Your instructions: Omit pictures and quote the listing below line by line, from its start through the line that holds "Chart.defaults.font.family = FONT;".

Data provided:
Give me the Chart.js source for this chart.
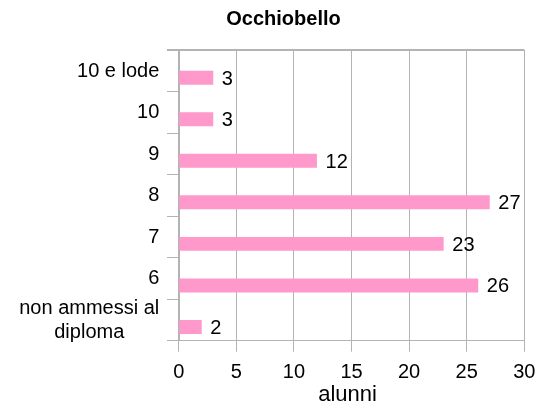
<!DOCTYPE html>
<html><head><meta charset="utf-8">
<script src="https://cdn.jsdelivr.net/npm/chart.js@4/dist/chart.umd.min.js"></script>
<style>html,body{margin:0;padding:0;background:#fff}canvas{display:block}</style>
</head><body>
<canvas id="c" width="547" height="405"></canvas>
<script>
const chartTitle = "Occhiobello";
const categories = ["10 e lode", "10", "9", "8", "7", "6", ["non ammessi al", "diploma"]];
const alunni = [3, 3, 12, 27, 23, 26, 2];
const spacer = [null, null, null, null, null, null, null];
const xAxisTitle = "alunni";
const xTickMin = 0, xTickMax = 30, xTickStep = 5;

const FONT = "'Liberation Sans', Arial, sans-serif";
const GRID = '#b3b3b3';
const TEXT = '#000000';
const BAR = '#ff99cc';
Chart.defaults.font.family = FONT;

const frameTopPlugin = {
  id: 'frameTop',
  beforeDatasetsDraw(chart) {
    const ctx = chart.ctx, a = chart.chartArea;
    ctx.save();
    ctx.strokeStyle = GRID;
    ctx.lineWidth = 1;
    ctx.beginPath();
    ctx.moveTo(a.left - 11.7, Math.round(a.top) + 0.5);
    ctx.lineTo(a.right, Math.round(a.top) + 0.5);
    ctx.stroke();
    ctx.restore();
  }
};

const yLabelPlugin = {
  id: 'yLabels',
  afterDraw(chart) {
    const ctx = chart.ctx, ys = chart.scales.y, xs = chart.scales.x;
    const rightEdge = chart.chartArea.left - 11.7 - 7.7;
    ctx.save();
    ctx.font = '20px ' + FONT;
    ctx.fillStyle = TEXT;
    ctx.textBaseline = 'middle';
    ctx.textAlign = 'center';
    categories.forEach((lab, i) => {
      const lines = Array.isArray(lab) ? lab : [lab];
      const w = Math.max(...lines.map(l => ctx.measureText(l).width));
      const cx = rightEdge - w / 2;
      const cy = ys.getPixelForValue(i) + 0.5;
      lines.forEach((l, k) => ctx.fillText(l, cx, cy + (k - (lines.length - 1) / 2) * 24));
    });
    // x axis title
    ctx.font = '22px ' + FONT;
    ctx.textBaseline = 'alphabetic';
    ctx.fillText(xAxisTitle, (xs.left + xs.right) / 2 - 4, xs.bottom - 4);
    ctx.restore();
  }
};

const valueLabelPlugin = {
  id: 'valueLabels',
  afterDatasetsDraw(chart) {
    const ctx = chart.ctx;
    const meta = chart.getDatasetMeta(1);
    ctx.save();
    ctx.font = '20px ' + FONT;
    ctx.fillStyle = TEXT;
    ctx.textBaseline = 'middle';
    ctx.textAlign = 'left';
    meta.data.forEach((bar, i) => {
      ctx.fillText(String(alunni[i]), bar.x + 8.6, bar.y + 1.5);
    });
    ctx.restore();
  }
};

new Chart(document.getElementById('c'), {
  type: 'bar',
  data: {
    labels: categories,
    datasets: [
      { label: 'spacer', data: spacer, backgroundColor: 'rgba(0,0,0,0)' },
      { label: xAxisTitle, data: alunni, backgroundColor: BAR, borderWidth: 0 }
    ]
  },
  options: {
    indexAxis: 'y',
    responsive: false,
    animation: false,
    devicePixelRatio: 1,
    categoryPercentage: 0.674,
    barPercentage: 1,
    layout: { padding: { left: 42.7, right: 22.7, top: 0, bottom: 0 } },
    plugins: {
      legend: { display: false },
      tooltip: { enabled: false },
      title: {
        display: true, text: chartTitle, color: TEXT,
        font: { family: FONT, size: 20, weight: 'bold', lineHeight: 1.2 },
        padding: { top: 7.2, bottom: 18.8 }
      }
    },
    scales: {
      x: {
        type: 'linear', min: xTickMin, max: xTickMax,
        ticks: { stepSize: xTickStep, color: TEXT, font: { family: FONT, size: 20, lineHeight: 1.2 }, padding: 8.4 },
        grid: { color: GRID, tickColor: GRID, tickLength: 11, lineWidth: 1 },
        border: { display: true, color: GRID, width: 1 },
        title: { display: false },
        afterFit: s => { s.height = 64.3; }
      },
      y: {
        type: 'category', offset: true,
        ticks: { display: false },
        grid: {
          offset: true, drawTicks: true, tickLength: 11.7, tickColor: GRID, lineWidth: 1,
          color: c => (c.type === 'scale' || c.index === 0) ? GRID : 'rgba(0,0,0,0)'
        },
        border: { display: true, color: GRID, width: 2 },
        afterFit: s => { s.width = 136; }
      }
    }
  },
  plugins: [frameTopPlugin, yLabelPlugin, valueLabelPlugin]
});
</script>
</body></html>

Task answer:
Give me the Chart.js source for this chart.
<!DOCTYPE html>
<html><head><meta charset="utf-8">
<script src="https://cdn.jsdelivr.net/npm/chart.js@4/dist/chart.umd.min.js"></script>
<style>html,body{margin:0;padding:0;background:#fff}canvas{display:block}</style>
</head><body>
<canvas id="c" width="547" height="405"></canvas>
<script>
const chartTitle = "Occhiobello";
const categories = ["10 e lode", "10", "9", "8", "7", "6", ["non ammessi al", "diploma"]];
const alunni = [3, 3, 12, 27, 23, 26, 2];
const spacer = [null, null, null, null, null, null, null];
const xAxisTitle = "alunni";
const xTickMin = 0, xTickMax = 30, xTickStep = 5;

const FONT = "'Liberation Sans', Arial, sans-serif";
const GRID = '#b3b3b3';
const TEXT = '#000000';
const BAR = '#ff99cc';
Chart.defaults.font.family = FONT;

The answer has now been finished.